Hey there, time traveller!
This article was published 10/1/2009 (4882 days ago), so information in it may no longer be current.
The focus on fighting in the National Hockey League has, however, masked a bigger problem. Excessive hockey violence is on the rise and, unsurprisingly, the league is in a downward spiral. The causes are myriad but the uncomfortable truth is that professional hockey has lost its way.
Recent events should give the governing bodies of hockey and the legal system cause for concern. Don Sanderson, a 21-year-old defenceman, died last month after his head struck the ice at the end of a fight in an Ontario Hockey League game. Ottawa Senator Jarkko Ruutu just bit the finger of an opponent in an NHL game! Even though they're on opposite ends of the spectrum, Sanderson's tragic death and Ruutu's chomp share the same theme of unbridled violence in hockey.

BILL KOSTROUN / THE ASSOCIATED PRESS ARCHIVES
New Jersey Devils’ Mike Rupp, left, fights with Boston Bruins’ Shawn Thornton.
This argument is not strictly about fighting. Fighting is an accepted part of the hockey culture and the leagues have developed complex, if not irrational, regulations governing its conduct.
The penalties do not serve to dissuade or discourage players from fighting. Its place in the game and its promotion serve as a "ground zero" in infecting other parts of the game with hitherto unheard-of levels of violence. In short, despite denunciation by the leagues and rules against such conduct, players are hitting one another harder (into the boards or open ice checks), hitting higher (in the head) and hitting with a weapon (a hockey stick) more than ever before. Lost is a respect for the game amid a willingness to "cross the line" with late hits and cheap shots. As Jeremy Roenick of the NHL San Jose Sharks has commented, "In the mid-'80s, there was more respect for the guy's well-being. Nowadays, it's see how hard you can hit them."
Hockey violence is escalating. Eight of the 10 longest suspensions levied by the NHL have been in the 21st century. More than half of last season's 65 concussions in the NHL were the result of hits to the head or from behind and only eight drew penalties. The rules are not working.
Not only is the line not being respected by players, it is not being enforced by the NHL.
Colorado Avalanche player Steve Moore was tracked, not unaware, by Todd Bertuzzi and felled by a gloved blow from behind -- the legality of which is for the courts to decide in his civil lawsuit. Moore wasn't in a fight. Neither was Donald Brashear, who was hit from behind with a stick (Marty McSorley -- 23 games), nor Tomas Sandstrom who was cross-checked and suffered a broken jaw (Dave Brown -- 15 games) and the list goes on and on.
These are not isolated incidents. Connecting the dots reveals a pattern of systematized violence.
The NHL will try to hide behind the shibboleth that violence is part of the game of hockey. Indeed, upon his arrival with the Toronto Maple Leafs, former Anaheim Ducks GM Brian Burke vowed to engineer a team that is pugnacious and belligerent and whose style of play results in black and blue hockey. Burke applied this blueprint to success in the 2006-07 NHL season when the Ducks amassed a league-high 71 fighting major penalties and went on to win the Stanley Cup.

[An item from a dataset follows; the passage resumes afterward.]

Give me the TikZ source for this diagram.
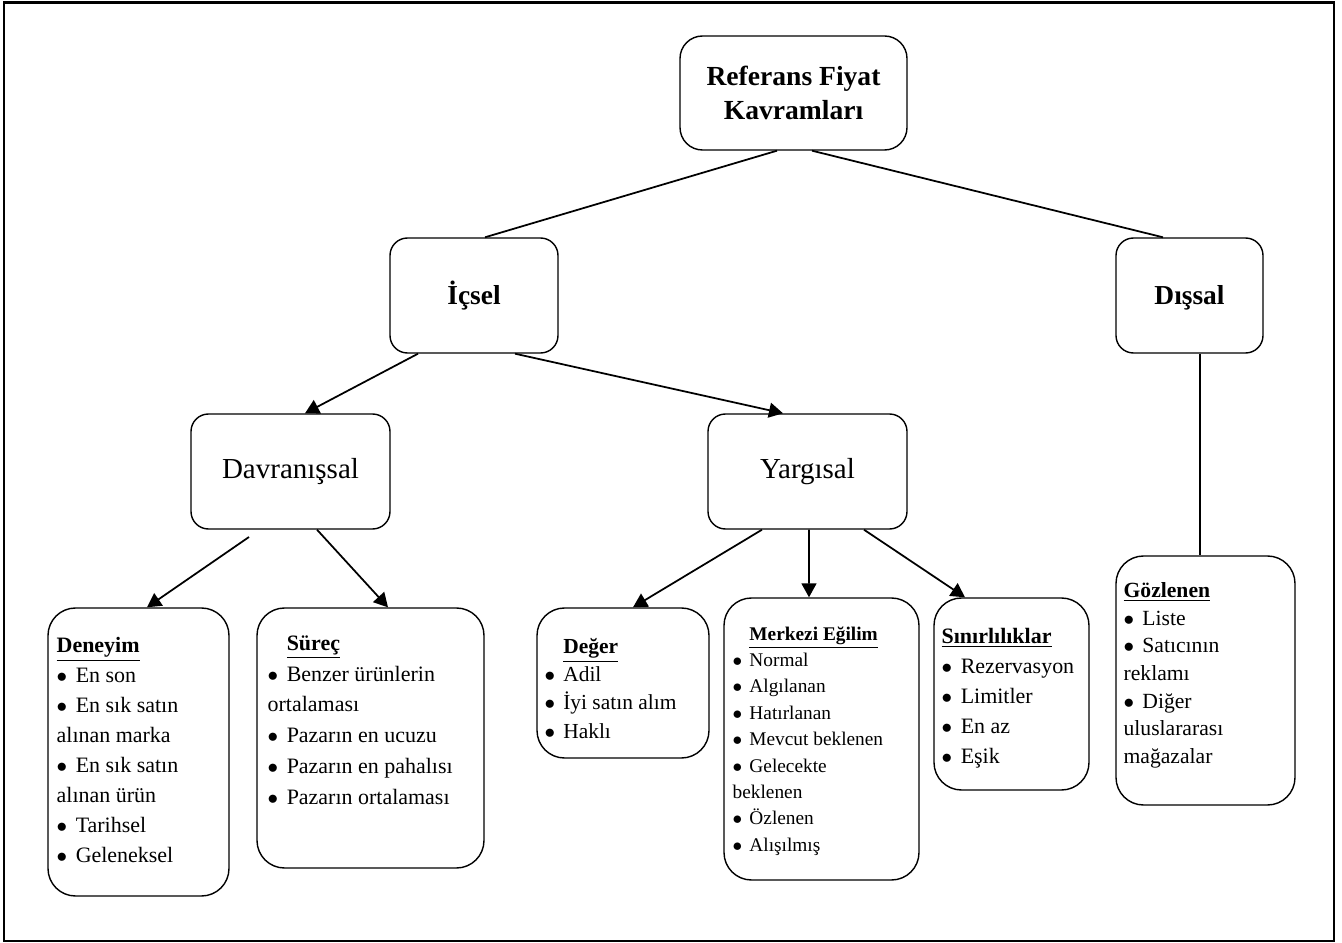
\documentclass[tikz,border=0pt]{standalone}
\usepackage{fontspec}
\setmainfont{Liberation Serif}
\usetikzlibrary{positioning}
\usetikzlibrary{arrows.meta}
\newcommand{\madde}{\makebox[0.87em][l]{$\bullet$}}
\tikzset{
  kutu/.style={draw, rounded corners=0.35cm, line width=0.8pt, inner sep=0pt, align=center},
  liste/.style={draw, rounded corners=0.55cm, line width=0.8pt, inner sep=0pt},
  listyazi/.style={inner sep=0pt, align=left},
  ok/.style={-{Triangle[length=0.28cm,width=0.3cm]}, line width=1pt},
  cizgi/.style={line width=1pt}
}

\begin{document}
\begin{tikzpicture}
     % cerceve
     \useasboundingbox (0,0) rectangle (26.84,-18.86);
     \draw[line width=1.4pt] (0.08,-0.05) rectangle (26.68,-18.82);
     % ust kutular
     \node[kutu, rounded corners=0.45cm, minimum width=4.54cm, minimum height=2.28cm, font=\fontsize{15.7}{19.4}\selectfont\bfseries] (kavram) at (15.87,-1.86) {Referans Fiyat\\Kavramları};
     \node[kutu, minimum width=3.36cm, minimum height=2.3cm, text height=1.32em, text depth=0.25em, font=\fontsize{15.6}{19}\selectfont\bfseries] (icsel) at (9.48,-5.91) {İçsel};
     \node[kutu, minimum width=2.94cm, minimum height=2.3cm, text height=1.32em, text depth=0.25em, font=\fontsize{15.6}{19}\selectfont\bfseries] (dissal) at (23.79,-5.91) {Dışsal};
     \node[kutu, minimum width=3.98cm, minimum height=2.3cm, font=\fontsize{16.5}{19}\selectfont] (davranis) at (5.81,-9.43) {Davranışsal};
     \node[kutu, minimum width=3.98cm, minimum height=2.3cm, font=\fontsize{16.5}{19}\selectfont] (yargi) at (16.15,-9.43) {Yargısal};
     % alt kutular
     \node[liste, minimum width=3.62cm, minimum height=5.76cm] (deneyim) at (2.77,-15.04) {};
     \node[liste, minimum width=4.54cm, minimum height=5.2cm] (surec) at (7.41,-14.76) {};
     \node[liste, minimum width=3.44cm, minimum height=3.0cm] (deger) at (12.46,-13.66) {};
     \node[liste, minimum width=3.9cm, minimum height=5.64cm] (merkezi) at (16.43,-14.78) {};
     \node[liste, minimum width=3.1cm, minimum height=3.84cm] (sinir) at (20.23,-13.88) {};
     \node[liste, minimum width=3.58cm, minimum height=4.98cm] (gozlenen) at (24.11,-13.61) {};
     % kutu yazilari
     \node[listyazi, font=\fontsize{12.5}{17}\selectfont, below right=0.6cm and 0.18cm of deneyim.north west] (deneyimyazi) {\underline{\textbf{Deneyim}}\\
       \madde En son\\ \madde En sık satın\\ alınan marka\\ \madde En sık satın\\ alınan ürün\\ \madde Tarihsel\\ \madde Geleneksel};
     \node[listyazi, font=\fontsize{12.5}{17.5}\selectfont, below right=0.56cm and 0.22cm of surec.north west] (surecyazi) {\hspace*{0.87em}\underline{\textbf{Süreç}}\\
       \madde Benzer ürünlerin\\ ortalaması\\ \madde Pazarın en ucuzu\\ \madde Pazarın en pahalısı\\ \madde Pazarın ortalaması};
     \node[listyazi, font=\fontsize{12.2}{16}\selectfont, below right=0.62cm and 0.16cm of deger.north west] (degeryazi) {\hspace*{0.87em}\underline{\textbf{Değer}}\\
       \madde Adil\\ \madde İyi satın alım\\ \madde Haklı};
     \node[listyazi, font=\fontsize{11}{15}\selectfont, below right=0.58cm and 0.18cm of merkezi.north west] (merkeziyazi) {\hspace*{0.87em}\underline{\textbf{Merkezi Eğilim}}\\
       \madde Normal\\ \madde Algılanan\\ \madde Hatırlanan\\ \madde Mevcut beklenen\\ \madde Gelecekte\\ beklenen\\ \madde Özlenen\\ \madde Alışılmış};
     \node[listyazi, font=\fontsize{12.5}{17}\selectfont, below right=0.62cm and 0.16cm of sinir.north west] (siniryazi) {\underline{\textbf{Sınırlılıklar}}\\
       \madde Rezervasyon\\ \madde Limitler\\ \madde En az\\ \madde Eşik};
     \node[listyazi, font=\fontsize{12.3}{15.7}\selectfont, below right=0.54cm and 0.16cm of gozlenen.north west] (gozlenenyazi) {\underline{\textbf{Gözlenen}}\\
       \madde Liste\\ \madde Satıcının\\ reklamı\\ \madde Diğer\\ uluslararası\\ mağazalar};
     % baglantilar
     \draw[cizgi] ([xshift=-0.33cm]kavram.south) -- ([xshift=0.22cm]icsel.north);
     \draw[cizgi] ([xshift=0.37cm]kavram.south) -- ([xshift=-0.53cm]dissal.north);
     \draw[ok] ([xshift=-1.12cm]icsel.south) -- ([xshift=0.29cm]davranis.north);
     \draw[ok] ([xshift=0.82cm]icsel.south) -- ([xshift=-0.49cm]yargi.north);
     \draw[cizgi] ([xshift=0.21cm]dissal.south) -- ([xshift=0.21cm]dissal.south |- gozlenen.north);
     \coordinate (davbas) at (4.98,-10.74);
     \draw[ok] (davbas) -- ([xshift=0.17cm]deneyim.north);
     \draw[ok] ([xshift=0.53cm]davranis.south) -- ([xshift=0.35cm]surec.north);
     \draw[ok] ([xshift=-0.91cm]yargi.south) -- ([xshift=0.2cm]deger.north);
     \draw[ok] ([xshift=0.03cm]yargi.south) -- ([xshift=-0.25cm]merkezi.north);
     \draw[ok] ([xshift=1.13cm]yargi.south) -- ([xshift=-0.93cm]sinir.north);
\end{tikzpicture}
\end{document}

But there's a difference between playing hard hockey and intending to injure.
The courts are no longer willing to sit idle on the bench. Two NHL players, Marty McSorley and Todd Bertuzzi, have been convicted of assault. The game is perilously close to being out of control. How else to characterize a sport in which an NHL player (Mike Danton) is imprisoned for attempting to hire a hit man to kill his agent, brain injuries are regarded as normal, eight-year-olds are involved in bench-clearing brawls, Steve Moore's $38-million lawsuit, and Todd Bertuzzi's suit against his former coach? This is to be considered normal in sport?
Surely even the sport's most ardent defenders must concede that something is wrong with the game of hockey.
If the NHL hasn't the backbone or is unwilling to clean up its act, the state will have no choice but to do its dirty work. The Quebec government's intervention last year to introduce tougher rules to curb hockey violence is a welcome development and reminiscent of U.S. President Theodore Roosevelt's threat in 1905 to abolish football by executive order unless the game could be made less violent. It would do the NHL good to bone up on its history.
The focus shouldn't be on fighting. It should instead be about reckless and excessive violence that has no place in the game of hockey. And if this type of behaviour does rear its ugly head, then players should be prepared to pay the price both in ice time and in court.
Jon Heshka, a former Winnipegger, is an assistant professor at Thompson River University in Kamloops, B.C.